Under the "homogeneous" approach, it probably doesn't make much sense to enforce multiclassing penalty rules at all (someone correct me/show me how if I'm wrong), so I'll be looking at the "heterogeneous" approach only.

The options as I see it are:

Ignore multiclassing penalties altogether -- gestalt is a high-powered variant, and MC rules are often waved in high-power games
Apply standard penalties to the entire character -- rough, but useful if you want to strictly enforce favored classes
Apply standard penalties to the entire character, but halve them -- if only one side is out of balance, but not the other, a half penalty may be more appropriate
Apply standard penalties, but only to that side of the gestalt -- more book-keeping, and would result in potentially uneven leveling of the two sides, but probably closest in matching the intent of the non-gestalt rules

Edit: Also, I think the purpose of this topic should be to discuss the possible variations on each rule, and to come up with a small set of base "gestalt packages" that are collections of those variants. DMs would then be able to choose a package and further tailor it to their needs, while getting to see the tradeoffs that go into each choice.

Logic
2007-09-13, 12:48 AM
I despise gestalt, but for some reason all the old 2nd Edition players in my group demand to play them (we do a sort of round robin DM system.)
My main problem is that the players in question demand to be allowed to play gestalt characters alongside those that are not.

I have been able to reach only one compromise, and that is that a gestalt character must gain double normal experience than non-gestalt, and that his ECL is equal to what level he would be at his experience total. For just about everything else, the players assume that gestalt is a free pass to multiclass and prestige class with wild abandon. I tired instituting a rule (and this was rejected by the group) that anytime you prestige class, you must take 2, and they must be as thematically similar to the base classes they currently have, allowing some exceptions for all the "gish" combinations there are.

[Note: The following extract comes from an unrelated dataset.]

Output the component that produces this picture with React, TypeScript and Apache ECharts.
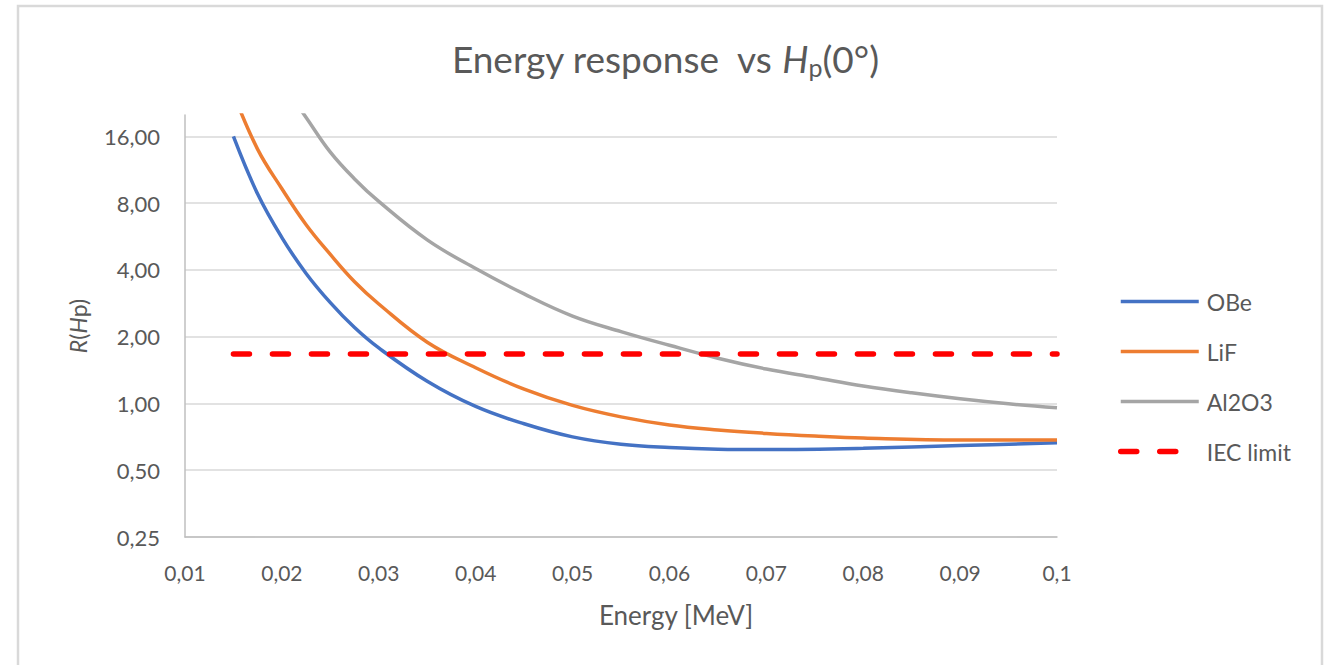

All in all, I wish gestalt were never introduced. That, or that my 2nd edition veterens did not demand to "bring their characters back as close as possible."

Zavia/GenX
2007-09-17, 11:20 PM
My dm talked to me and said he didn't have enuf time to prepare due to unforeseen circumstances. Thus i now have the dm role. This is after 1 mth of planning my character along with 2 newbie player's characters.

Im taking the no multiclass penalty road for this one since i 2/3 of my party is newbies.